I'm always thinking how I'd cook it. I loathe timidity with food. I like big flavours, plenty of butter, salt, sugar, oil. What's the fucking point of eating otherwise?
I want to eat until I reach that seratonin plateau of zoned out gluttony. It's not food, it's drugs.

bellaphon said...

MML- for the record, we never really broke up. I just took a sabbatical and scoffed myself silly on nowt but tripe. We all know how you can’t stand the stench of it!

leiladukes said...

MML, I'm with you -- disappointing food puts me in a foul mood. It seems to be worst when food is mediocre rather than downright awful -- I think because, like you, I can't help but think of the small tweaks needed to lift a dish from "meh" to memorable. At least bad food is an experience, of sorts!

Anyway, next time you have an intense egg craving, head to the Providores in Marylebone. Their Turkish eggs are kick ass, great cocktails and service.

Leila x

Dad said...

I'm sat reading marmitelovers (multiple) comments and read them aloud to my wife sat next to me. I got to the very last line about the fact that "It's not food, it's drugs", to which she replied, "tell me about it" without so much as looking over.

You probably had to be here but it made me laugh and just wanted to let you know there's a woman after marmitelovers own heart, right here!

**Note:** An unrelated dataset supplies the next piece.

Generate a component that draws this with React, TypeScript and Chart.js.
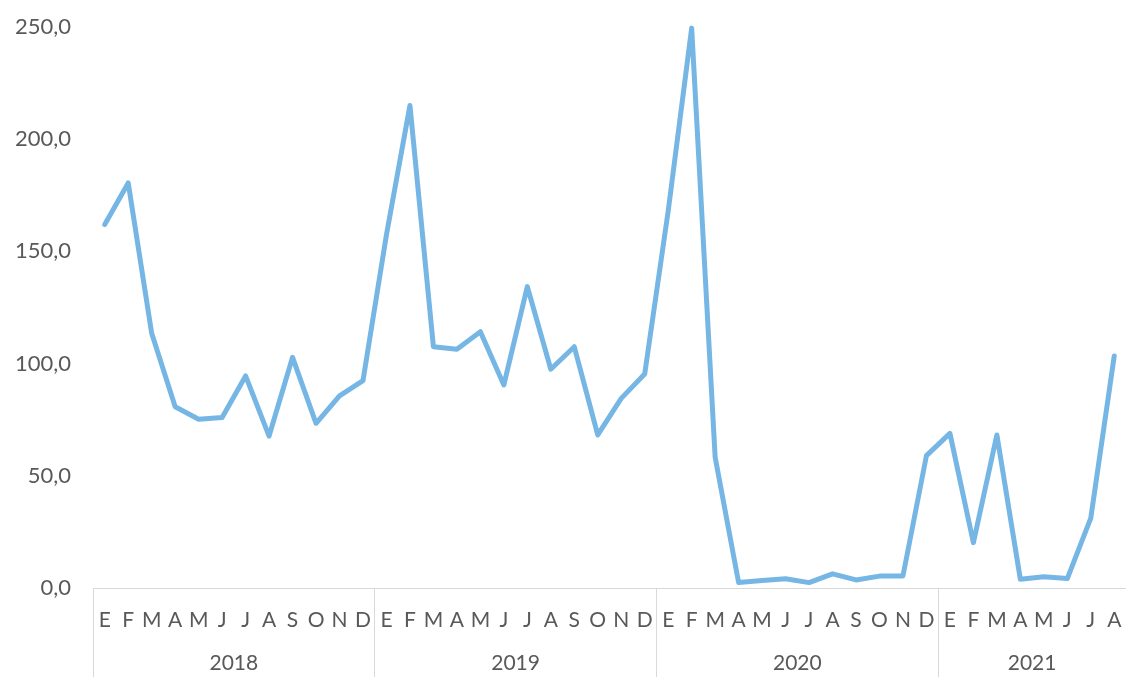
import React, { useEffect, useRef } from "react";
import { Chart, registerables } from "chart.js";

Chart.register(...registerables);

const MONTHS = ["E", "F", "M", "A", "M", "J", "J", "A", "S", "O", "N", "D"];
const YEARS = ["2018", "2019", "2020", "2021"];
const MONTHS_PER_YEAR = [12, 12, 12, 8];

const values2018 = [162.0, 180.5, 113.5, 80.8, 75.2, 76.0, 94.5, 67.7, 102.8, 73.4, 85.6, 92.4];
const values2019 = [157.5, 215.0, 107.5, 106.4, 114.2, 90.5, 134.3, 97.5, 107.5, 68.2, 84.5, 95.4];
const values2020 = [168.0, 249.5, 58.3, 2.4, 3.3, 4.1, 2.4, 6.3, 3.6, 5.3, 5.4, 59.0];
const values2021 = [68.9, 20.2, 68.2, 3.9, 5.0, 4.2, 31.1, 103.4];

const Y_TICKS = [0, 50, 100, 150, 200, 250];

const TEXT_COLOR = "#595959";
const LINE_COLOR = "#76B6E4";
const AXIS_COLOR = "#D9D9D9";
const FONT = "Lato, 'DejaVu Sans', sans-serif";

export default function App() {
  const canvasRef = useRef<HTMLCanvasElement | null>(null);

  useEffect(() => {
    if (!canvasRef.current) return;

    const labels: string[] = [];
    MONTHS_PER_YEAR.forEach((n) => {
      for (let i = 0; i < n; i++) labels.push(MONTHS[i]);
    });
    const data = [...values2018, ...values2019, ...values2020, ...values2021];

    // year boundaries and centres in category-index space
    const boundaries: number[] = [];
    const centres: number[] = [];
    let acc = 0;
    MONTHS_PER_YEAR.forEach((n) => {
      boundaries.push(acc);
      centres.push(acc + n / 2 - 0.5);
      acc += n;
    });

    const chart = new Chart(canvasRef.current, {
      type: "line",
      data: {
        labels,
        datasets: [
          {
            data,
            borderColor: LINE_COLOR,
            borderWidth: 5,
            pointRadius: 0,
            pointHoverRadius: 0,
            tension: 0,
            fill: false,
            borderJoinStyle: "round",
            borderCapStyle: "round",
            clip: 6,
          },
        ],
      },
      options: {
        animation: false,
        responsive: false,
        events: [],
        layout: { padding: { top: 27, left: 0, right: 0, bottom: 0 } },
        plugins: {
          legend: { display: false },
          tooltip: { enabled: false },
        },
        scales: {
          y: {
            min: 0,
            max: 250,
            afterBuildTicks: (scale: any) => {
              scale.ticks = Y_TICKS.map((v) => ({ value: v }));
            },
            afterFit: (scale: any) => {
              scale.width = 93;
              scale.paddingTop = 0;
              scale.paddingBottom = 0;
            },
            grid: { display: false, drawTicks: false },
            border: { display: false },
            ticks: {
              padding: 22,
              color: TEXT_COLOR,
              font: { family: FONT, size: 22 },
              callback: (v: any) => Number(v).toFixed(1).replace(".", ","),
            },
          },
          x: {
            type: "category",
            position: "bottom",
            offset: true,
            weight: 0,
            afterFit: (scale: any) => {
              scale.height = 45;
            },
            grid: {
              display: true,
              drawOnChartArea: false,
              drawTicks: true,
              tickLength: 89,
              offset: true,
              lineWidth: 1,
              color: (ctx: any) =>
                boundaries.includes(ctx.index) ? AXIS_COLOR : "rgba(0,0,0,0)",
            },
            border: { display: true, color: AXIS_COLOR, width: 1 },
            ticks: {
              autoSkip: false,
              maxRotation: 0,
              minRotation: 0,
              padding: -69.5,
              color: TEXT_COLOR,
              font: { family: FONT, size: 21 },
            },
          },
          x2: {
            type: "linear",
            axis: "x",
            position: "bottom",
            weight: 1,
            min: -0.5,
            max: labels.length - 0.5,
            afterBuildTicks: (scale: any) => {
              scale.ticks = centres.map((v) => ({ value: v }));
            },
            afterFit: (scale: any) => {
              scale.height = 44;
            },
            grid: { display: false, drawTicks: false },
            border: { display: false },
            ticks: {
              autoSkip: false,
              maxRotation: 0,
              minRotation: 0,
              padding: 18,
              color: TEXT_COLOR,
              font: { family: FONT, size: 21 },
              callback: (_v: any, i: number) => YEARS[i],
            },
          },
        },
      } as any,
    });

    return () => chart.destroy();
  }, []);

  return (
    <div style={{ position: "fixed", left: 0, top: 0, width: 1126, height: 677, background: "#fff" }}>
      <canvas ref={canvasRef} width={1126} height={677} />
    </div>
  );
}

On a personal note, as a fan of eggs in all their guises, I'd want them with a bit more 'form' than the shapeless blob pictured. And as the 'egg-master', couldn't he have got those spinach leaves, at the very least, up the right way? (err ... it IS spinach, right?)

Ooh, btw, Photoshopped or not, as in the past, I am lovin' your first photo; black and white at the edges, colour in the middle.

That is all.

theundergroundrestaurant said...

Leila: I think I'm altogether too focussed on food. A friend said to me today that her husband makes a loaf each day. Then she told me they'd been together 19 years.
A beat passed and I asked "So he's been making a loaf a day for 19 years?".
He's only been making a loaf every day for 3 years but I was more interested in his home baking discipline than anything else.
Dad: glad I made your Mrs and you laugh!